- [JOB] Retype only what runs from the first line of the records to the line with "0.98, 1.00]", inclusive, and no pictures.

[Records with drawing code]
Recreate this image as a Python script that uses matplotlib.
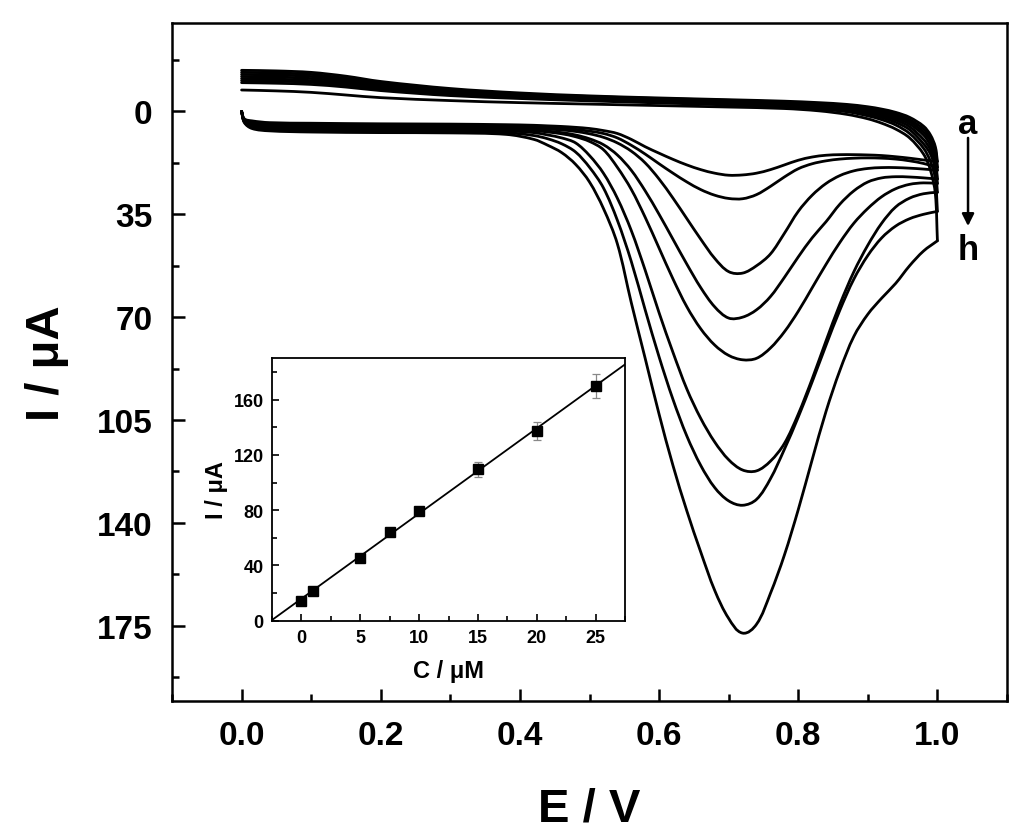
import matplotlib
matplotlib.use('Agg')
import matplotlib.pyplot as plt
import numpy as np
from matplotlib.ticker import MultipleLocator, FormatStrFormatter
from matplotlib.path import Path
from matplotlib.patches import PathPatch

plt.rcParams['font.family'] = ['Liberation Sans', 'DejaVu Sans']
plt.rcParams['font.weight'] = 'bold'

# ---------------- main CV data (E in V, I in uA; positive = downward) ----------------
E_fwd = [0.000, 0.004, 0.015, 0.04, 0.10, 0.20, 0.30, 0.38, 0.42, 0.44, 0.46, 0.48,
         0.50, 0.52, 0.54, 0.56, 0.58, 0.60, 0.62, 0.64, 0.66, 0.68, 0.70, 0.72,
         0.74, 0.76, 0.78, 0.80, 0.82, 0.84, 0.86, 0.88, 0.90, 0.92, 0.94, 0.96,
         0.98, 1.00]

I_fwd_a = [0, 2.5, 3.2, 3.8, 4.0, 4.2, 4.3, 4.5, 4.7, 4.9, 5.1, 5.4,
           5.8, 6.5, 7.5, 9.5, 12.0, 14.2, 16.3, 18.2, 19.8, 21.0, 21.7, 21.6,
           21.0, 19.8, 18.2, 16.6, 15.5, 14.9, 14.7, 14.7, 14.8, 15.0, 15.4, 15.9,
           16.5, 17.0]
I_fwd_b = [0, 2.8, 3.7, 4.3, 4.5, 4.7, 4.8, 5.0, 5.2, 5.4, 5.7, 6.1,
           6.7, 7.5, 9.0, 11.5, 14.5, 17.8, 21.0, 24.0, 26.6, 28.5, 29.6, 29.7,
           28.3, 25.5, 22.3, 19.5, 17.8, 16.8, 16.2, 15.9, 15.8, 15.9, 16.2, 16.8,
           17.7, 19.0]
I_fwd_c = [0, 3.0, 4.2, 4.8, 5.0, 5.2, 5.3, 5.5, 5.7, 6.0, 6.3, 6.8,
           7.6, 8.8, 10.7, 13.5, 17.5, 23.0, 29.5, 36.5, 43.5, 50.0, 54.5, 55.0,
           52.5, 48.5, 41.5, 34.0, 28.5, 24.5, 21.8, 20.2, 19.4, 19.1, 19.1, 19.3,
           19.6, 20.0]
I_fwd_d = [0, 3.2, 4.7, 5.3, 5.5, 5.7, 5.8, 6.0, 6.3, 6.7, 7.2, 8.0,
           9.3, 11.3, 14.8, 20.0, 27.0, 35.0, 43.5, 52.0, 60.0, 66.5, 70.3, 70.0,
           67.5, 63.0, 56.5, 49.5, 43.0, 37.5, 31.5, 27.0, 24.0, 22.6, 22.2, 22.3,
           22.6, 23.0]
I_fwd_e = [0, 3.2, 4.8, 5.4, 5.6, 5.8, 5.9, 6.1, 6.5, 7.0, 7.6, 8.6,
           10.2, 13.0, 19.0, 26.5, 36.0, 46.5, 57.0, 66.5, 74.0, 79.5, 83.0, 84.5,
           84.0, 80.5, 75.0, 68.0, 60.0, 52.0, 44.5, 38.0, 33.0, 29.0, 26.3, 24.8,
           24.3, 24.5]
I_fwd_f = [0, 3.4, 5.1, 5.8, 6.0, 6.2, 6.3, 6.6, 7.2, 8.0, 9.0, 10.7,
           15.0, 21.0, 29.5, 40.5, 54.0, 68.5, 82.0, 94.5, 104.5, 112.5, 118.5, 122.0,
           122.3, 119.0, 113.0, 103.0, 91.0, 78.0, 65.5, 54.5, 45.5, 38.0, 32.5, 29.5,
           28.0, 27.5]
I_fwd_g = [0, 3.6, 5.5, 6.2, 6.5, 6.7, 6.8, 7.2, 8.2, 9.3, 11.0, 13.8,
           19.0, 26.0, 37.0, 51.0, 67.5, 83.5, 98.0, 110.5, 120.5, 128.0, 132.5, 134.0,
           132.0, 125.0, 115.0, 104.0, 92.0, 79.5, 67.5, 57.0, 49.0, 43.0, 39.0, 36.5,
           35.0, 34.0]
I_fwd_h = [0, 3.8, 5.8, 6.6, 7.0, 7.2, 7.3, 7.8, 9.5, 11.5, 14.0, 18.0,
           24.0, 33.0, 45.0, 65.0, 84.0, 103.0, 120.5, 136.0, 150.0, 163.0, 172.5, 177.5,
           174.5, 164.0, 151.0, 135.5, 118.5, 102.0, 88.0, 76.5, 69.0, 63.5, 58.5, 52.5,
           47.5, 44.0]

E_rev = [1.00, 0.997, 0.99, 0.98, 0.96, 0.94, 0.92, 0.90, 0.87, 0.83, 0.78,
         0.70, 0.60, 0.50, 0.40, 0.30, 0.20, 0.15, 0.10, 0.05, 0.00]

I_rev_a = [17, 12, 8, 5, 2, 0.3, -0.8, -1.6, -2.4, -3.0, -3.5,
           -4.0, -4.6, -5.3, -6.3, -7.8, -10.2, -12.0, -13.3, -13.8, -14.0]
I_rev_b = [19, 13, 9, 6, 2.8, 1.0, -0.2, -1.1, -2.0, -2.7, -3.2,
           -3.8, -4.4, -5.1, -6.0, -7.4, -9.7, -11.3, -12.6, -13.1, -13.3]
I_rev_c = [20, 14, 10, 7, 3.5, 1.6, 0.3, -0.6, -1.6, -2.3, -2.9,
           -3.5, -4.1, -4.8, -5.7, -7.0, -9.1, -10.7, -11.9, -12.4, -12.6]
I_rev_d = [23, 16, 11.5, 8, 4.3, 2.2, 0.9, -0.1, -1.2, -2.0, -2.6,
           -3.2, -3.8, -4.5, -5.3, -6.6, -8.6, -10.1, -11.2, -11.7, -11.9]
I_rev_e = [24.5, 17.5, 13, 9.5, 5.2, 2.9, 1.5, 0.4, -0.8, -1.6, -2.3,
           -2.9, -3.5, -4.2, -5.0, -6.2, -8.1, -9.5, -10.5, -11.0, -11.2]
I_rev_f = [27.5, 19.5, 14.5, 11, 6.2, 3.7, 2.1, 0.9, -0.4, -1.2, -1.9,
           -2.6, -3.2, -3.9, -4.7, -5.8, -7.6, -8.9, -9.9, -10.3, -10.5]
I_rev_g = [34, 23, 17, 12.5, 7.5, 4.6, 2.8, 1.5, 0.1, -0.8, -1.5,
           -2.2, -2.9, -3.6, -4.4, -5.4, -7.1, -8.3, -9.2, -9.6, -9.8]
I_rev_h = [44, 28, 20, 14.5, 9, 6, 4, 2.5, 1.0, -0.2, -1.0,
           -1.5, -2.0, -2.5, -3.0, -3.7, -4.7, -5.6, -6.5, -7.0, -7.3]

fwd_curves = [I_fwd_a, I_fwd_b, I_fwd_c, I_fwd_d, I_fwd_e, I_fwd_f, I_fwd_g, I_fwd_h]
rev_curves = [I_rev_a, I_rev_b, I_rev_c, I_rev_d, I_rev_e, I_rev_f, I_rev_g, I_rev_h]

# ---------------- inset calibration data ----------------
conc = [0, 1, 5, 7.5, 10, 15, 20, 25]
peak_current = [14.5, 21.8, 45.7, 64.3, 79.3, 109.5, 137.5, 169.9]
peak_err = [1.5, 1.5, 1.5, 2.0, 3.0, 5.5, 6.6, 8.7]

x_ticks = [0.0, 0.2, 0.4, 0.6, 0.8, 1.0]
y_ticks = [0, 35, 70, 105, 140, 175]


def smooth_path(xs, ys, sx=697.0, sy=2.943):
    """Smooth Bezier path passing through the given data points."""
    P = np.column_stack([np.asarray(xs, float) * sx, np.asarray(ys, float) * sy])
    n = len(P)
    T = np.zeros_like(P)
    for i in range(n):
        if i == 0:
            d = P[1] - P[0]
        elif i == n - 1:
            d = P[-1] - P[-2]
        else:
            d = P[i + 1] - P[i - 1]
        T[i] = d / (np.linalg.norm(d) + 1e-12)
    verts = [P[0]]
    codes = [Path.MOVETO]
    for i in range(n - 1):
        L = np.linalg.norm(P[i + 1] - P[i])
        verts += [P[i] + T[i] * L / 3, P[i + 1] - T[i + 1] * L / 3, P[i + 1]]
        codes += [Path.CURVE4] * 3
    V = np.array(verts) / np.array([sx, sy])
    return Path(V, codes)


# ---------------- figure ----------------
fig = plt.figure(figsize=(10.24, 8.37), dpi=100)
ax = fig.add_axes([172 / 1024, 1 - 702 / 837, 835 / 1024, 678 / 837])

for fw, rv in zip(fwd_curves, rev_curves):
    for xs, ys in ((E_fwd, fw), (E_rev, rv)):
        ax.add_patch(PathPatch(smooth_path(xs, ys), fill=False, edgecolor='black',
                               lw=2.0, capstyle='round', joinstyle='round'))

ax.set_xlim(-0.1, 1.1)
ax.set_ylim(200.6, -30.1)
ax.set_xticks(x_ticks)
ax.set_yticks(y_ticks)
ax.xaxis.set_minor_locator(MultipleLocator(0.1))
ax.yaxis.set_minor_locator(MultipleLocator(17.5))
ax.xaxis.set_major_formatter(FormatStrFormatter('%.1f'))
ax.tick_params(which='major', direction='in', length=9, width=1.8,
               labelsize=24, top=False, right=False, pad=14)
ax.tick_params(which='minor', direction='in', length=5, width=1.8,
               top=False, right=False)
for s in ax.spines.values():
    s.set_linewidth(1.8)
ax.set_xlabel('E / V', fontsize=34, fontweight='bold', labelpad=25)
ax.set_ylabel('I / μA', fontsize=34, fontweight='bold', labelpad=20)

ax.text(1.044, 4, 'a', fontsize=25, fontweight='bold', ha='center', va='center')
ax.text(1.044, 47, 'h', fontsize=25, fontweight='bold', ha='center', va='center')
ax.annotate('', xy=(1.044, 39), xytext=(1.044, 9),
            arrowprops=dict(arrowstyle='-|>', color='black', lw=1.8,
                            mutation_scale=18, shrinkA=0, shrinkB=0))

# ---------------- inset ----------------
axin = fig.add_axes([272 / 1024, 1 - 621.7 / 837, 353 / 1024, 262.4 / 837])
slope, intercept = np.polyfit(conc, peak_current, 1)
xl = np.array([-2.5, 27.5])
axin.plot(xl, slope * xl + intercept, color='black', lw=1.3)
axin.errorbar(conc, peak_current, yerr=peak_err, fmt='s', color='black',
              ms=7, ecolor='#888888', elinewidth=0.9, capsize=3, capthick=0.9)
axin.set_xlim(-2.5, 27.5)
axin.set_ylim(0, 190)
axin.xaxis.set_major_locator(MultipleLocator(5))
axin.xaxis.set_minor_locator(MultipleLocator(2.5))
axin.yaxis.set_major_locator(MultipleLocator(40))
axin.yaxis.set_minor_locator(MultipleLocator(20))
axin.tick_params(which='major', direction='in', length=5, width=1.2,
                 labelsize=13, top=False, right=False, pad=6)
axin.tick_params(which='minor', direction='in', length=3.5, width=1.2,
                 top=False, right=False)
for s in axin.spines.values():
    s.set_linewidth(1.3)
axin.set_xlabel('C / μM', fontsize=17, fontweight='bold', labelpad=9)
axin.set_ylabel('I / μA', fontsize=17, fontweight='bold', labelpad=4)

fig.savefig('out.png', dpi=100)
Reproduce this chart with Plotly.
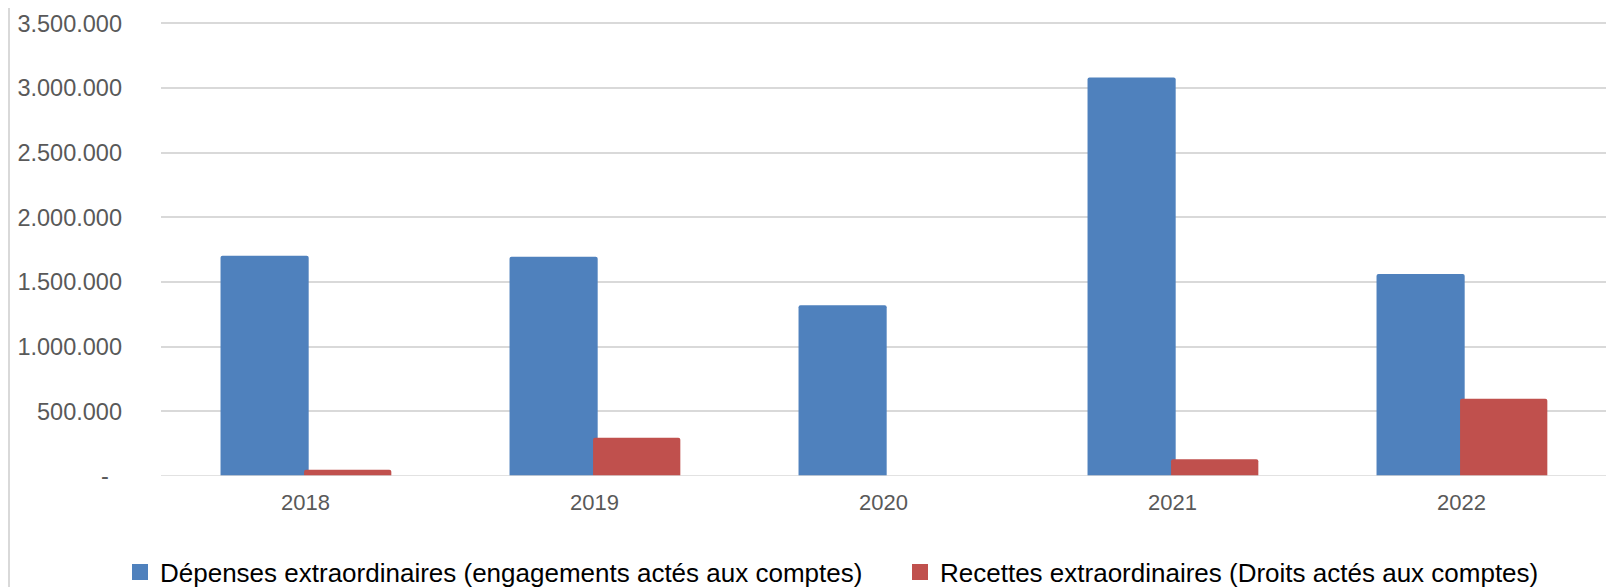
import plotly.graph_objects as go

years = ["2018", "2019", "2020", "2021", "2022"]
depenses = [1702000, 1695000, 1321000, 3081000, 1561000]
recettes = [48000, 296000, 0, 129000, 597000]

y_tickvals = [0, 500000, 1000000, 1500000, 2000000, 2500000, 3000000, 3500000]
y_ticktext = ["-\u00a0\u00a0", "500.000", "1.000.000", "1.500.000", "2.000.000",
              "2.500.000", "3.000.000", "3.500.000"]

name_dep = "Dépenses extraordinaires (engagements actés aux comptes)"
name_rec = "Recettes extraordinaires (Droits actés aux comptes)"

BLUE = "#4F81BD"
RED = "#C0504D"
GRID = "#D9D9D9"
FONT = "Liberation Sans, Arial, sans-serif"

fig = go.Figure()
fig.add_trace(go.Bar(
    x=years, y=depenses, name=name_dep, showlegend=False,
    marker=dict(color=BLUE, line=dict(width=0)),
    offset=-0.294, width=0.305,
))
fig.add_trace(go.Bar(
    x=years, y=recettes, name=name_rec, showlegend=False,
    marker=dict(color=RED, line=dict(width=0)),
    offset=-0.005, width=0.302,
))
# legend entries (square swatches like the original)
for nm, col, lg in [(name_dep, BLUE, "legend"), (name_rec, RED, "legend2")]:
    fig.add_trace(go.Scatter(
        x=[None], y=[None], mode="markers", name=nm, legend=lg,
        marker=dict(symbol="square", size=16, color=col),
        hoverinfo="skip",
    ))

# the page body adds an 8px offset; the figure is sized to fill the rest
W, H = 1606, 579
ml, mr, mt, mb = 153, 8, 14, 111
pw = W - ml - mr
ph = H - mt - mb

leg_y = 1 - (564 - mt) / ph
leg_common = dict(
    orientation="h",
    xref="paper", yref="paper",
    xanchor="left", yanchor="middle",
    y=leg_y,
    font=dict(family=FONT, size=26, color="#000000"),
    itemsizing="trace",
    itemclick=False, itemdoubleclick=False,
    bgcolor="rgba(0,0,0,0)",
)

fig.update_layout(
    width=W, height=H,
    margin=dict(l=ml, r=mr, t=mt, b=mb, pad=0, autoexpand=False),
    paper_bgcolor="white", plot_bgcolor="white",
    barmode="overlay",
    barcornerradius=2,
    font=dict(family=FONT, color="#595959", size=22),
    showlegend=True,
    legend=dict(x=(112 - ml) / pw, **leg_common),
    legend2=dict(x=(892 - ml) / pw, **leg_common),
    xaxis=dict(
        type="category",
        range=[-0.5, 4.5],
        showgrid=False, showline=False, zeroline=False,
        ticks="", tickfont=dict(size=22, color="#595959"),
        ticklabelstandoff=11,
        fixedrange=True,
    ),
    yaxis=dict(
        range=[0, 3510000],
        tickvals=y_tickvals, ticktext=y_ticktext,
        showgrid=True, gridcolor=GRID, gridwidth=1.5,
        zeroline=False, showline=False, ticks="",
        tickfont=dict(size=23.5, color="#595959"),
        ticklabelstandoff=38,
        fixedrange=True,
    ),
    shapes=[
        dict(type="line", xref="paper", yref="y", x0=0, x1=1, y0=0, y1=0,
             line=dict(color=GRID, width=1.5), layer="above"),
        dict(type="line", xref="paper", yref="paper",
             x0=(1 - ml) / pw, x1=(1 - ml) / pw,
             y0=-(mb + 5) / ph, y1=1 + (mt + 5) / ph,
             line=dict(color=GRID, width=2), layer="above"),
    ],
)

fig.write_html("out.html")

- [RESULT]
Recreate this image as a Python script that uses matplotlib.
import matplotlib
matplotlib.use('Agg')
import matplotlib.pyplot as plt
import numpy as np
from matplotlib.ticker import MultipleLocator, FormatStrFormatter
from matplotlib.path import Path
from matplotlib.patches import PathPatch

plt.rcParams['font.family'] = ['Liberation Sans', 'DejaVu Sans']
plt.rcParams['font.weight'] = 'bold'

# ---------------- main CV data (E in V, I in uA; positive = downward) ----------------
E_fwd = [0.000, 0.004, 0.015, 0.04, 0.10, 0.20, 0.30, 0.38, 0.42, 0.44, 0.46, 0.48,
         0.50, 0.52, 0.54, 0.56, 0.58, 0.60, 0.62, 0.64, 0.66, 0.68, 0.70, 0.72,
         0.74, 0.76, 0.78, 0.80, 0.82, 0.84, 0.86, 0.88, 0.90, 0.92, 0.94, 0.96,
         0.98, 1.00]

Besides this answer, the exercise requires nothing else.